--- START SUPPLIED RECORDS ---

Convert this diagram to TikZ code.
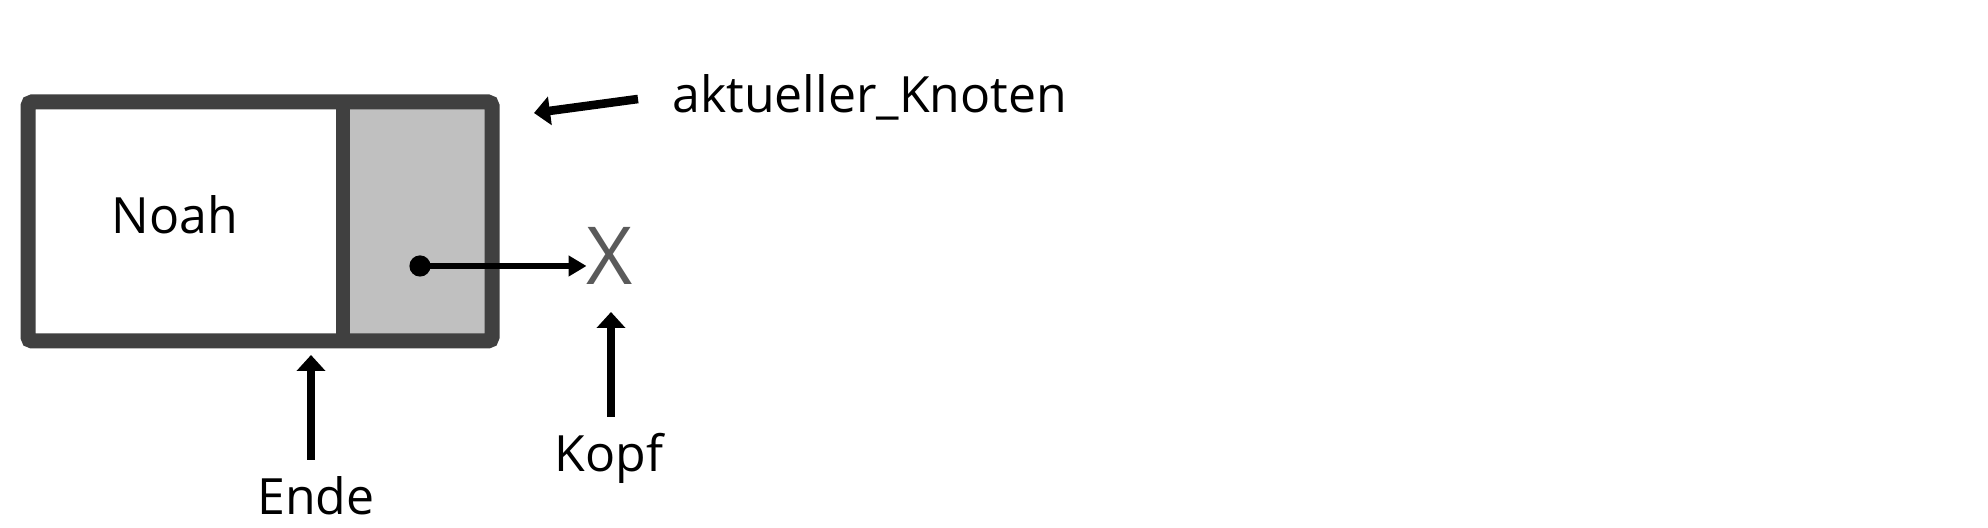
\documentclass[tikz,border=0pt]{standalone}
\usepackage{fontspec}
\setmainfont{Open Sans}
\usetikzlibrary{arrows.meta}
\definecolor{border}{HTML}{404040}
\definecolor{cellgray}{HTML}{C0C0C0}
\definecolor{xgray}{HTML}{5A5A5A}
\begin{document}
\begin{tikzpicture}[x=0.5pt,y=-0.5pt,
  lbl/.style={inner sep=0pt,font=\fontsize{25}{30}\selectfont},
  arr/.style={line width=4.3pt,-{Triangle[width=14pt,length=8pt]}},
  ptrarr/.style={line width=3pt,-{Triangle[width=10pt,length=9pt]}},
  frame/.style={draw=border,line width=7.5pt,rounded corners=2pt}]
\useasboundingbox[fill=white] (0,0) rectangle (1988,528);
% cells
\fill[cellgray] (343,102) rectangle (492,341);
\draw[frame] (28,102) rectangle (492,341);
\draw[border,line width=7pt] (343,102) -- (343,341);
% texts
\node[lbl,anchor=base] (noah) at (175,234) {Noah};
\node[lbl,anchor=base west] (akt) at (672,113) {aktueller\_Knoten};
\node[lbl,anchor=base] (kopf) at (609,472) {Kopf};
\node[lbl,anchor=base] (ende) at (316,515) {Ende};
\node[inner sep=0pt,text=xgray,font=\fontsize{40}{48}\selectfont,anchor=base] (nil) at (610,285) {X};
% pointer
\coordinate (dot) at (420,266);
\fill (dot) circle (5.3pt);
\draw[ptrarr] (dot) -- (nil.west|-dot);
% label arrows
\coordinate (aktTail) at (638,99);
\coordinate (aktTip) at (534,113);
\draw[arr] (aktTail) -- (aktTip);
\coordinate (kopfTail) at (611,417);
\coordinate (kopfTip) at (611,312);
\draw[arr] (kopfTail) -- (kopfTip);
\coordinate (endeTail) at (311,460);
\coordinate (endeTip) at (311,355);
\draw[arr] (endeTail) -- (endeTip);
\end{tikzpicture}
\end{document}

--- END SUPPLIED RECORDS ---
--- START SUPPLIED RECORDS ---

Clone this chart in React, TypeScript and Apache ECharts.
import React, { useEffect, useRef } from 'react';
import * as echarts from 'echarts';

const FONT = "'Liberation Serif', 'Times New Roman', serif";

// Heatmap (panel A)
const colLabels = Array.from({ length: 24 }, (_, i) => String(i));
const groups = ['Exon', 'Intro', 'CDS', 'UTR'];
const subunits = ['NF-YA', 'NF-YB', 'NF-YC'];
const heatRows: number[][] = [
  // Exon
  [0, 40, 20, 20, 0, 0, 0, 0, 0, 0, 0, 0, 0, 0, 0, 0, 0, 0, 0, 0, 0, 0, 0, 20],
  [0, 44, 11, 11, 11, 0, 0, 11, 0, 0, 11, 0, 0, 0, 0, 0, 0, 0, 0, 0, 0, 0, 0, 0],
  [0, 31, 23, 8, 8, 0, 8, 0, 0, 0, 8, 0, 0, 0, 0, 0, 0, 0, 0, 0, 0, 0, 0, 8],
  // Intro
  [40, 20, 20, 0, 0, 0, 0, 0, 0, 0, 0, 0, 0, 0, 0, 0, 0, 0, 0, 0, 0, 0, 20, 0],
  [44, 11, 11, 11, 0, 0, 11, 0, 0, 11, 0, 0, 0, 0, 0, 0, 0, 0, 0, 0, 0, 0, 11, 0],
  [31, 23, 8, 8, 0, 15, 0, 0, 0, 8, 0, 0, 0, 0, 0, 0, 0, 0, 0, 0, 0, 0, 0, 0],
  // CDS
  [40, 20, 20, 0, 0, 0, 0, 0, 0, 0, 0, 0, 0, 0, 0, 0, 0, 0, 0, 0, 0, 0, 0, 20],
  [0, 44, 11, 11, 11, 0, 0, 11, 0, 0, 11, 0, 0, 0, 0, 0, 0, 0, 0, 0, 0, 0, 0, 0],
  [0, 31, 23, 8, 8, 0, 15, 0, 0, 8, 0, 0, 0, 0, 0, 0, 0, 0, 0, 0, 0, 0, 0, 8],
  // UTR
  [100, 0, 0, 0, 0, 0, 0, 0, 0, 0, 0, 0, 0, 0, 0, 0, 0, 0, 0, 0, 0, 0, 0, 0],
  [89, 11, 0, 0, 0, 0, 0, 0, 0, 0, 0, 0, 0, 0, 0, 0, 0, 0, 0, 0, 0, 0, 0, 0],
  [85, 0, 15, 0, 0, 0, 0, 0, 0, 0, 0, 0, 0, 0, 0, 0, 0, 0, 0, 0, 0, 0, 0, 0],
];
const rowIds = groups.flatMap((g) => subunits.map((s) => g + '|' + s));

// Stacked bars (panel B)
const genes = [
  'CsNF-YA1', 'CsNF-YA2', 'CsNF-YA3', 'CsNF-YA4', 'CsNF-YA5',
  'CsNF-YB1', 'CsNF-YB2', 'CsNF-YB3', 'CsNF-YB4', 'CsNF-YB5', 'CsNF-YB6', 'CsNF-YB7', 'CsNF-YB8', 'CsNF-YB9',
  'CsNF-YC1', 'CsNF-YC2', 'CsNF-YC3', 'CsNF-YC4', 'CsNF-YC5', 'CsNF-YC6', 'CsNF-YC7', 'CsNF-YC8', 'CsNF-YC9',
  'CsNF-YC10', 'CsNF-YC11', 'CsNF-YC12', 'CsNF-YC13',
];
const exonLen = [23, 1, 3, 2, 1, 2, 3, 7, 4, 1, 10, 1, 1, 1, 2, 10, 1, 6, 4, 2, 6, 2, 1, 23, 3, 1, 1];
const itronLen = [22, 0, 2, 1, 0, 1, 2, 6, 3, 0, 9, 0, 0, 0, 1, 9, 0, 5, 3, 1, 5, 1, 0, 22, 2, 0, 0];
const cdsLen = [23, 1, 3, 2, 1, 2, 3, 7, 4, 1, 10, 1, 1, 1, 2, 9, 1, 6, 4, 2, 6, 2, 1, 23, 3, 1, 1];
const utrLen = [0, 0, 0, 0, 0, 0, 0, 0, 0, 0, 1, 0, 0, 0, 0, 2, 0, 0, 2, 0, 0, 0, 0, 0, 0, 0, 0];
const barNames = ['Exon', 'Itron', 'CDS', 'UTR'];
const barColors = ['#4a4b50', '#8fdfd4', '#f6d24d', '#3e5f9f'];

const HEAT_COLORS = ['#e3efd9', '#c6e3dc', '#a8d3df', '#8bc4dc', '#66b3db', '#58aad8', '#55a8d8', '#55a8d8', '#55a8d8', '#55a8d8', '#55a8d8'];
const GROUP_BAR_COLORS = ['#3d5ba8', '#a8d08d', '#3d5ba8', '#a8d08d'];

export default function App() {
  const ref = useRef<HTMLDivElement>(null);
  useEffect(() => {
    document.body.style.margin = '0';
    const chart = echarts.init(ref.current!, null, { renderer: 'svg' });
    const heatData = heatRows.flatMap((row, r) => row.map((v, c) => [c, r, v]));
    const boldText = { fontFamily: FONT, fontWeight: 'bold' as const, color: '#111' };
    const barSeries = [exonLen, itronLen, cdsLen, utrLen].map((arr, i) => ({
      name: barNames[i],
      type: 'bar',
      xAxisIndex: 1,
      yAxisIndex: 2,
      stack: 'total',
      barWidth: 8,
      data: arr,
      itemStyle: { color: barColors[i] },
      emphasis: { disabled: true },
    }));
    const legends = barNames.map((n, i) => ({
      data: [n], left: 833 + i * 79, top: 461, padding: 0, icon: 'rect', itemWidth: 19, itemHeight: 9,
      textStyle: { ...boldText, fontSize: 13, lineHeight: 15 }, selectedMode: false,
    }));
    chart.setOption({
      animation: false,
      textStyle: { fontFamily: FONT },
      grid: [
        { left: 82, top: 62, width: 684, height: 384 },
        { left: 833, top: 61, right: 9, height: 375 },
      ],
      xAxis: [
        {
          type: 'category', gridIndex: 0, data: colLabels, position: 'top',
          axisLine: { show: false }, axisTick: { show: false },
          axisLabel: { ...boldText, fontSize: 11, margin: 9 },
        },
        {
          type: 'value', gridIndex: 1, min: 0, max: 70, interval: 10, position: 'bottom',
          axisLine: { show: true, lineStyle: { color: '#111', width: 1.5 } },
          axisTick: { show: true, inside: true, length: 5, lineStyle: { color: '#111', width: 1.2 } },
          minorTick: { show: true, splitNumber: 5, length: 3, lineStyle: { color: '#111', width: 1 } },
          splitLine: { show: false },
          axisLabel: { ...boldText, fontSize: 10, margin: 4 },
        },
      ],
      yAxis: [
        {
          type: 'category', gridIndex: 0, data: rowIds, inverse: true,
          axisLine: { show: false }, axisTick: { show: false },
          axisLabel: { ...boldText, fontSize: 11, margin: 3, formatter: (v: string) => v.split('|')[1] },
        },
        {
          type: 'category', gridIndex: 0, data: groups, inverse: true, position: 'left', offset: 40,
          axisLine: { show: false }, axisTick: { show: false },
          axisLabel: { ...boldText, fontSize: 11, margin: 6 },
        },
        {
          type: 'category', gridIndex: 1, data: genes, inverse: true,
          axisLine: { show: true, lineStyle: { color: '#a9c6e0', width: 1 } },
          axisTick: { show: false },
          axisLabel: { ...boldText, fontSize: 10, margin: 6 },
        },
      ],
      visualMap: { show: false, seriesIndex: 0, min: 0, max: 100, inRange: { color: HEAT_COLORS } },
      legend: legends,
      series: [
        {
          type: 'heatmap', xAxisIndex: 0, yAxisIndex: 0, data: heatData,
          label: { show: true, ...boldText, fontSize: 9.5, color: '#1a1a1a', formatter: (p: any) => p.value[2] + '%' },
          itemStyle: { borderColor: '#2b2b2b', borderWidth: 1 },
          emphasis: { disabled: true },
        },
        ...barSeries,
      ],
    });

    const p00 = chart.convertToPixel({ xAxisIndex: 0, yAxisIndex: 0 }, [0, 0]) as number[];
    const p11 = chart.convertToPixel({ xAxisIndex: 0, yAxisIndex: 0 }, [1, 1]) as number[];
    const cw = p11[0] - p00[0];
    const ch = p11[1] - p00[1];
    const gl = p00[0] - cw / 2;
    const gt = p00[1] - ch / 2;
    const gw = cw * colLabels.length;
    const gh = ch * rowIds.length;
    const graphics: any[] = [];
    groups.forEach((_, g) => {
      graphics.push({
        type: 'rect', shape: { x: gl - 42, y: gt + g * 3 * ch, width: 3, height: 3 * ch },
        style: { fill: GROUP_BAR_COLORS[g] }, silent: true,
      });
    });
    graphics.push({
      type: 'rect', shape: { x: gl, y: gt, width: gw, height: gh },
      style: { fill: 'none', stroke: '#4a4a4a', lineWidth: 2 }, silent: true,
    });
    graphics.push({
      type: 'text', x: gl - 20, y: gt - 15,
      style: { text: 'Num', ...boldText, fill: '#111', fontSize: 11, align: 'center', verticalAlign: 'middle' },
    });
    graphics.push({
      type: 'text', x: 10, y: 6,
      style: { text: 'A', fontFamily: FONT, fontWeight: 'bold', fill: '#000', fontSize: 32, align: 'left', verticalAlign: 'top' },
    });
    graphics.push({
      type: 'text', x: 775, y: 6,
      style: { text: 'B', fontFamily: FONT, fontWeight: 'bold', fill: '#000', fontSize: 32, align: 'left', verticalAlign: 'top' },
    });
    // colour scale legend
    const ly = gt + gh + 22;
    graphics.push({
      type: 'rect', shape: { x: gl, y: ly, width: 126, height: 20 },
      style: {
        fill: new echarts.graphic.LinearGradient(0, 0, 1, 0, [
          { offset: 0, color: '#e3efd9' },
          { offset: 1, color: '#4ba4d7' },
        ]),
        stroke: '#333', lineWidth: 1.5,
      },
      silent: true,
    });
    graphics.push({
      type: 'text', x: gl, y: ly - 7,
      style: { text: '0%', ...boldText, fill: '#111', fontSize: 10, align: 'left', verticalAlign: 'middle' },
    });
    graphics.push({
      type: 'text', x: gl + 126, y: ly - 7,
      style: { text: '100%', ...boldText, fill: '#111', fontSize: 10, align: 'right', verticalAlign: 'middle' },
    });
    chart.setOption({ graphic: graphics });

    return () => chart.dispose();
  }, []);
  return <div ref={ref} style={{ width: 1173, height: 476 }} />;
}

--- END SUPPLIED RECORDS ---

Return, unchanged, the run of lines above that opens with the line containing "Clone this chart" and closes with the line containing "Serif', 'Times New". Include both.

Clone this chart in React, TypeScript and Apache ECharts.
import React, { useEffect, useRef } from 'react';
import * as echarts from 'echarts';

const FONT = "'Liberation Serif', 'Times New Roman', serif";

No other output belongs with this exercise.